Are Your Parents Paying For Your Wedding?
Congratulations to all you wonderful couples who have recently been engaged over the holidays. I know that your minds are racing with ideas and giddy in excitement. But relax and breath with me for just a moment. I have something really pressing to talk to you about.
When it comes to paying for your wedding or seeking support, many couples lean to their parents. But what happens when you have a parent who wants to help pay for your wedding and take over?
Today we will talk about the proper steps to take to prevent those funding your wedding from taking over and removing you from decisions.
Wedding Tip #1 – Set Expectations
Should you decide to take money from your parents or family members it’s important to outline what the expectations are. Example: Being clear with your parents that the money is being used to create the ideas you and your fiancé have not what your parents have for your wedding. The last thing you want is to receive money from your parents and they think because they gave you money, they can make changes to your wedding.
Wedding Tip #2 – Set Boundaries
When accepting money from parents, inform them exactly where the money will go towards. In doing so you establish boundaries in the event they want to give you their opinion. Example: If your parents give you $10,000 let them know that the money is going towards flowers or catering. When you do this, your parents can only discuss the category the money is being spent in and not the overall wedding.
The goal is to prevent someone from thinking because they are giving you money, they can intervene on any part of your wedding. Of course this gets tricky if they are paying for your entire wedding, but resort back to tip #1.
Wedding Tip #3 – Be Honest About Your Feelings
No amount of money should cause you to be unhappy with the wedding planning process. Regardless of the amount of money, it should not destroy relationships. Let that family member know how you are feeling about the situation and come to a compromise. When you are open and honest during the planning stage, it gets harder for people to want to change what your wedding vision is.

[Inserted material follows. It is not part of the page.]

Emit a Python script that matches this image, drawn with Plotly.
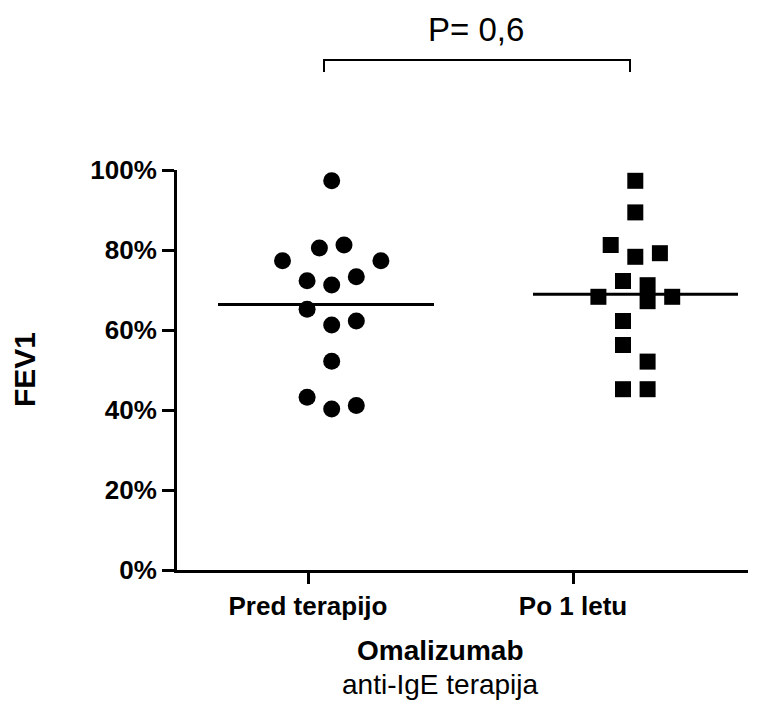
import numpy as np
import plotly.graph_objects as go

# ---- data (FEV1 in %) ----
categories = ["Pred terapijo", "Po 1 letu"]
fev1_pred = [97.3, 80.5, 81.25, 77.3, 77.3, 72.3, 71.25, 73.3, 65.2, 61.25, 62.25, 52.2, 43.2, 40.25, 41.1]
fev1_po = [97.3, 89.4, 81.25, 78.3, 79.2, 72.25, 71.2, 67.2, 68.3, 68.3, 62.25, 56.25, 52.1, 45.2, 45.2]
y_ticks = [0, 20, 40, 60, 80, 100]
y_tick_labels = ["0%", "20%", "40%", "60%", "80%", "100%"]
p_text = "P= 0,6"

# ---- layout / style (beeswarm column slots, in half-column units) ----
slots_pred = [0, -1, 1, -4, 4, -2, 0, 2, -2, 0, 2, 0, -2, 0, 2]
slots_po = [0, 0, -2, 0, 2, -1, 1, 1, -3, 3, -1, -1, 1, -1, 1]
X_RANGE = [0, 571]           # horizontal axis in pixel-like units
TICK_POS = [131, 396]
GROUP_CENTER = [154.7, 458.3]
SLOT_W = 12.3
LINE_CENTER = [149, 458.5]
LINE_HALF = [108, 102.5]

FONT = "Liberation Sans, Arial, Helvetica, sans-serif"

# page offset (default body margin of the html page)
OFF = 8
PL, PR, PT, PB = 177, 748, 170, 570   # plot box in page pixels
W, H = 783 - OFF, 702 - OFF


def px(x):
    return (x - PL) / (PR - PL)


def py(y):
    return (PB - y) / (PB - PT)


fig = go.Figure()

groups = [(fev1_pred, slots_pred, "circle", 17), (fev1_po, slots_po, "square", 16)]
for i, (vals, slots, sym, sz) in enumerate(groups):
    xs = [GROUP_CENTER[i] + s * SLOT_W for s in slots]
    fig.add_trace(go.Scatter(
        x=xs, y=vals, mode="markers",
        marker=dict(symbol=sym, size=sz, color="black", line=dict(width=0)),
        showlegend=False, hoverinfo="y", cliponaxis=False))
    m = float(np.mean(vals))
    fig.add_trace(go.Scatter(
        x=[LINE_CENTER[i] - LINE_HALF[i], LINE_CENTER[i] + LINE_HALF[i]], y=[m, m],
        mode="lines", line=dict(color="black", width=3),
        showlegend=False, hoverinfo="skip"))

fig.update_layout(
    width=W, height=H,
    margin=dict(l=PL - OFF, r=W - (PR - OFF), t=PT - OFF, b=H - (PB - OFF)),
    plot_bgcolor="white", paper_bgcolor="white",
    font=dict(family=FONT, color="black"),
    xaxis=dict(range=X_RANGE, tickvals=TICK_POS, ticktext=categories,
               showline=True, linecolor="black", linewidth=3,
               ticks="outside", ticklen=11, tickwidth=3, tickcolor="black",
               showgrid=False, zeroline=False, fixedrange=True,
               tickfont=dict(family=FONT, size=26, color="black", weight="bold")),
    yaxis=dict(range=[0, 100], tickvals=y_ticks, ticktext=y_tick_labels,
               showline=True, linecolor="black", linewidth=3,
               ticks="outside", ticklen=12, tickwidth=3, tickcolor="black",
               showgrid=False, zeroline=False, fixedrange=True,
               tickfont=dict(family=FONT, size=26, color="black", weight="bold")),
)

# y-axis title
fig.add_annotation(text="FEV1", xref="paper", yref="paper", x=px(24), y=py(370),
                   textangle=-90, showarrow=False, xanchor="center", yanchor="middle",
                   font=dict(family=FONT, size=30, color="black", weight="bold"))
# x-axis titles
fig.add_annotation(text="Omalizumab", xref="paper", yref="paper", x=px(440), y=py(650),
                   showarrow=False, yanchor="middle",
                   font=dict(family=FONT, size=28, color="black", weight="bold"))
fig.add_annotation(text="anti-IgE terapija", xref="paper", yref="paper", x=px(440), y=py(684),
                   showarrow=False, yanchor="middle",
                   font=dict(family=FONT, size=28, color="black"))

# significance bracket
fig.add_shape(type="path", xref="paper", yref="paper",
              path=f"M {px(324)},{py(72)} L {px(324)},{py(60)} L {px(630)},{py(60)} L {px(630)},{py(72)}",
              line=dict(color="black", width=2))
fig.add_annotation(text=p_text, xref="paper", yref="paper", x=px(476), y=py(30),
                   showarrow=False, yanchor="middle",
                   font=dict(family=FONT, size=33, color="black"))

fig.write_html("out.html")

Wedding Tip #4 – Support Your Fiancé
When getting married you bring two families together and that comes with many different opinions. If you have a disagreement with your fiancé’s mother or father, talk to your fiancé first. Explain to him or her what the issue is and why you feel the way you do. From there you both should address the issue TOGETHER with the family member and explain what your decision is. Never try to address a future family member by yourself. This not only is difficult, but it brings on added stress for your fiancé. When that family member sees that you both are in agreement, it’s hard for them to fight that or try to split you apart.
Tip #5 – Don’t Be Afraid To Walk Away
If you are totally unhappy with the person who has given you money to pay for your wedding, give it back and walk away. Your happiness is the only thing that matters in this case. Weddings are already stressful and you don’t need someone acting like a bill collector hassling you. Yes, it will be tough and you will have to find alternatives and even compromise on what you can have at your wedding. At the end of the day, as long as you are happy then that is what matters the most.
We are not saying that those who give you money should think they are giving you money and that’s it. We are also not saying that all parents who pay for weddings are out to take over your wedding.
Yes, they have every right to be a part of the wedding planning process since it’s their money funding it. However, when they feel their money trumps your decisions, then Houston we have a problem. Allow your family member to donate money towards your wedding and make some of the decisions. Maybe you have an Aunt who wants to pay for your cake. Allow her to decide on one of the cake flavors. Maybe you have someone paying for your flowers, allow them to incorporate their favorite flower into the arrangements. There are so many ways to say thank you during your wedding for those who have helped to pay for your wedding.